FY23 CAD may mildly moderate to 3.3% as imports fall, exports stall
Falling exports and commodity prices will also help the country print in a moderate CAD at USD 24-26 billion in Q3FY23 from likely high of USD31-34 billion in Q2FY23, Icra Ratings said in a report.
Merchandise exports remained flat in November with an on-year growth of 0.6 per cent. This came in after the first steep contraction of 16.6 per cent in October-first since February 2021.
Imports also moderated in November to 5.4 per cent but declined by 1.4 percent month-on-month, aided marginally lower commodity prices.
Average trade deficit narrowed in October-November from Q2 FY23, auguring well for current account deficit for Q3, notes the report, but warned merchandise exports are expected to contract in December-March, owing to external slowdown and softer commodity prices.

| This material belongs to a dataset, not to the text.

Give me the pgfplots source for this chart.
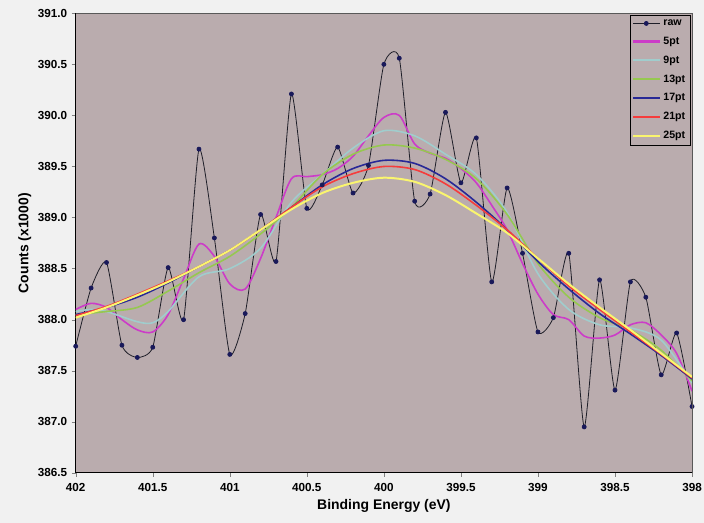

This has the merchandise trade deficit narrowing to a seven-month low USD 23.9 billion in the month. The Q2 monthly average was USD 25.9 billion.
The current account deficit is expected to reach an all-time high of USD 108-112 billion or 3.3 per cent of GDP in FY23, the agency said even though it foresees a mild moderation in the deficit in H2 to 3.2 per cent from 3.4 per cent in H1, due to lower commodity prices and a seasonal uptrend in exports.
Going ahead, the agency expects merchandise exports to contract by 7 per cent in the December-March period of the current fiscal, owing to slowdown in key export destinations and softer commodity prices, even as pre-Christmas shipments are likely to aid exports in December.
Merchandise imports, on the other hand, are expected to rise by 4 per cent on-year during this period.